5 Submerging, a show hanging at the Exhibit Space at La Tienda in Eldorado, is full of motion characterized by a masterfully contrasting cohesion. A chaotic cluster of red ribbons, coated in beeswax, springs aggressively from the north wall; paving stones engraved with lettering carry you in the opposite direction toward intensely detailed landscape paintings, whimsical object art and intensely emotive self-portraits.
Thayer Carter has focused his work on landscapes. His oil-on-canvas pieces and living-room-wall-sized woodcuts read as portraits of places he clearly knows intimately.
Andrew Davis also works with a variety of media, yet the central component of his work is language—poetry, lettering, that unique experience of associating a word with a 'thing,' of knowing what a something is called.

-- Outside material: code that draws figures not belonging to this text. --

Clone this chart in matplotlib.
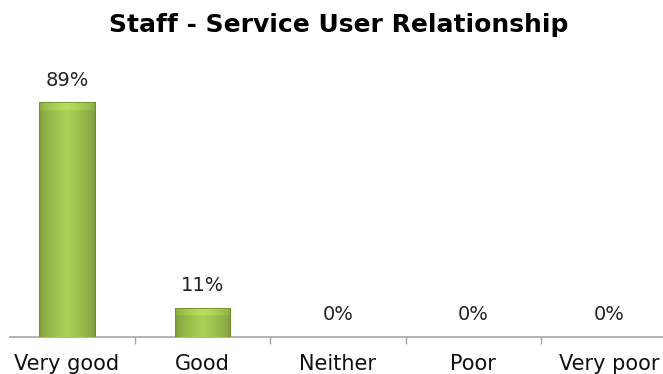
import numpy as np
import matplotlib
matplotlib.use("Agg")
import matplotlib.pyplot as plt

categories = ["Very good", "Good", "Neither", "Poor", "Very poor"]
percentages = [89, 11, 0, 0, 0]
title = "Staff - Service User Relationship"

plt.rcParams['font.family'] = ['DejaVu Sans']

fig = plt.figure(figsize=(6.63, 3.74), dpi=100)
ax = fig.add_axes([10 / 663, 37 / 374, 653 / 663, 264 / 374])

x = np.arange(len(categories))
bars = ax.bar(x, percentages, width=0.41, color="#9bbb59", edgecolor="#6f8f2a", linewidth=0.6, zorder=2)

# shaded fill for each bar: lighter middle, darker sides, bevelled top
for bar in bars:
    h = bar.get_height()
    if h <= 0:
        continue
    x0, w = bar.get_x(), bar.get_width()
    nx, ny = 60, 200
    u = np.linspace(0, 1, nx)
    side = 1 - np.abs(u - 0.5) * 2
    shade = 0.74 + 0.26 * side ** 0.6
    img = np.zeros((ny, nx, 3))
    base = np.array([170, 208, 84]) / 255.0
    for i in range(3):
        img[:, :, i] = base[i] * shade[None, :]
    # bevel band near the top
    bev = 8.0 / (264 / 100)  # about 8 px in data units
    rows = np.linspace(0, h, ny)
    top_band = rows > h - bev
    img[top_band] = np.clip(img[top_band] * 1.08, 0, 1)
    im = ax.imshow(img, extent=[x0, x0 + w, 0, h], origin="lower", aspect="auto", zorder=3)
    im.set_clip_path(bar)
    ax.add_patch(plt.Rectangle((x0, 0), w, h, fill=False, edgecolor="#6f8f2a", linewidth=0.6, zorder=4))

for xi, v in zip(x, percentages):
    ax.annotate(f"{v}%", (xi, v), xytext=(0, 9), textcoords="offset points",
                ha="center", va="bottom", fontsize=14, color="#222222")

ax.set_xlim(-0.42, 4.40)
ax.set_ylim(0, 100)
ax.set_xticks(x, categories, fontsize=15)
ax.set_xticks(x[:-1] + 0.5, minor=True)
ax.tick_params(axis="x", which="major", length=0, pad=12, colors="#111111")
ax.tick_params(axis="x", which="minor", length=5, width=1, color="#a6a6a6")
ax.set_yticks([])
for s in ["top", "left", "right"]:
    ax.spines[s].set_visible(False)
ax.spines["bottom"].set_color("#a6a6a6")
ax.spines["bottom"].set_linewidth(1.2)

fig.text(0.511, 1 - 25 / 374, title, ha="center", va="center", fontsize=18, fontweight="bold")

fig.savefig("out.png", dpi=100)
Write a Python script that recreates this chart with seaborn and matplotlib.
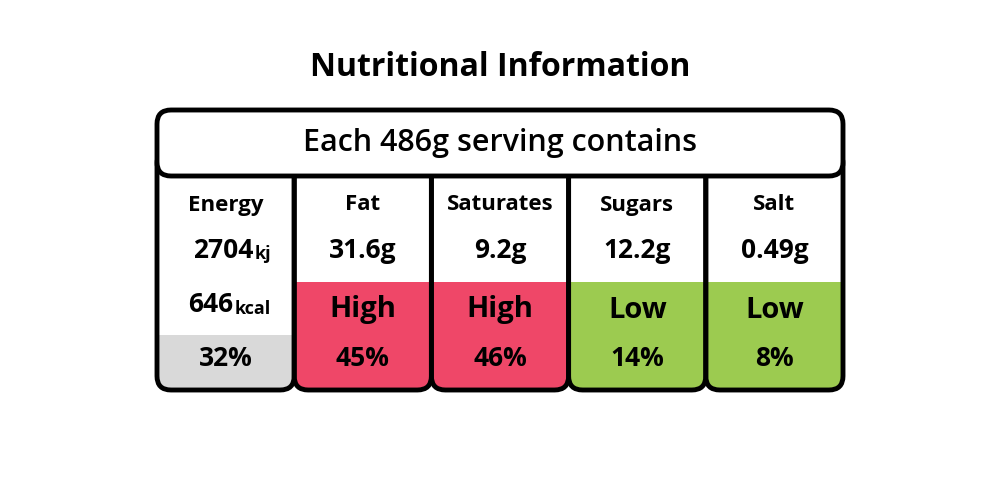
import matplotlib
matplotlib.use("Agg")
import matplotlib.pyplot as plt
import seaborn as sns
from matplotlib.patches import FancyBboxPatch, Rectangle

sns.set_theme(style="white")
plt.rcParams['font.family'] = ['Open Sans', 'DejaVu Sans']
plt.rcParams['text.color'] = 'black'

title = "Nutritional Information"
header = "Each 486g serving contains"
names = ["Energy", "Fat", "Saturates", "Sugars", "Salt"]
values = ["2704", "31.6g", "9.2g", "12.2g", "0.49g"]
levels = ["", "High", "High", "Low", "Low"]
percents = ["32%", "45%", "46%", "14%", "8%"]
colors = ["#d9d9d9", "#ef4768", "#ef4768", "#9ccb50", "#9ccb50"]

fig = plt.figure(figsize=(10, 5), dpi=100)
ax = fig.add_axes([0, 0, 1, 1])
ax.set_xlim(0, 1000); ax.set_ylim(500, 0); ax.axis("off")

ax.text(500, 67, title, ha="center", va="center", fontsize=23, fontweight="bold")

lw = 3.5
r = 14
ax.add_patch(FancyBboxPatch((157, 110), 686, 66, boxstyle=f"round,pad=0,rounding_size={r}",
                            fc="white", ec="black", lw=lw, zorder=6))
ax.text(500, 143, header, ha="center", va="center", fontsize=22, fontweight="semibold", zorder=7)

x0 = 157; w = 686 / 5
for i, n in enumerate(names):
    x = x0 + i * w
    cx = x + w / 2
    box = (x, 150)
    h = 240
    ax.add_patch(FancyBboxPatch(box, w, h, boxstyle=f"round,pad=0,rounding_size={r}",
                                fc="white", ec="none", zorder=2))
    top = 335 if i == 0 else 282
    col = FancyBboxPatch(box, w, h, boxstyle=f"round,pad=0,rounding_size={r}",
                         fc=colors[i], ec="none", zorder=3)
    ax.add_patch(col)
    col.set_clip_path(Rectangle((x, top), w, 300, transform=ax.transData))
    ax.add_patch(FancyBboxPatch(box, w, h, boxstyle=f"round,pad=0,rounding_size={r}",
                                fc="none", ec="black", lw=lw, zorder=4))
    ax.text(cx, 205, n, ha="center", va="center", fontsize=16, fontweight="bold", zorder=5)
    if i == 0:
        ax.text(cx + 28, 250, values[i], ha="right", va="center", fontsize=19, fontweight="bold", zorder=5)
        ax.text(cx + 29, 254, "kj", ha="left", va="center", fontsize=13, fontweight="bold", zorder=5)
        ax.text(cx + 8, 305, "646", ha="right", va="center", fontsize=19, fontweight="bold", zorder=5)
        ax.text(cx + 9, 309, "kcal", ha="left", va="center", fontsize=13, fontweight="bold", zorder=5)
    else:
        ax.text(cx, 250, values[i], ha="center", va="center", fontsize=19, fontweight="bold", zorder=5)
        ax.text(cx, 310, levels[i], ha="center", va="center", fontsize=21, fontweight="bold", zorder=5)
    ax.text(cx, 358, percents[i], ha="center", va="center", fontsize=19, fontweight="bold", zorder=5)

fig.savefig("out.png", dpi=100, facecolor="white")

I can't claim to know much about poetry myself, but a short collection of his writings, left with me for research, reveals an understated sense of the art of language.
The self-portraits by Geraldine Fiskus are an homage to human emotion. From her series painted in the aftermath of 9/11—dark shades speaking to the obstructive power of grief—to her later work studying the serenity of expression in meditation, each piece tells the story of an individual moving through the fears, hopes, satisfactions and tribulations of living.
Dee Homans' work appears to be based on a different method of expression, her tangle sculptures transitioning between playful and abrasive, while J Barry Zeiger's pieces create a context for ideas using impetuous arrangements of found objects. A Buddhist convert, Zeiger focuses much of his work on subtle parodies of our obsession with material attachment. "We give such importance to things, while they just keep dissolving," he says.
The ability to divine the essence of each subject is not necessarily the objective of this exhibit. If it were, each piece likely would have been molded to a theme. Instead, five friends created a collective body of work, strikingly varied in composition and style, and tied together later under a single name.
Webster's will give you a number of definitions for "submerging," but the most eloquent I found was "to go under, as if under water."
At first, the exhibition title was sort of a joke, a play on the cultural obsession with "emerging artists," Zeiger says. Walking me through the exhibit on a recent afternoon, he says he wasn't even sure he liked the name, but it has grown on him, and in a strange way, it seems entirely fitting. He and his friends have reached that point in their careers where they have long since abandoned ambitions of fame and fortune, he says.
The freedom to 'go deeper' into their individual work has become the reason for creating art. It is the submergence that brings the exhibit together as an "experience," felt and told through the depth of intention.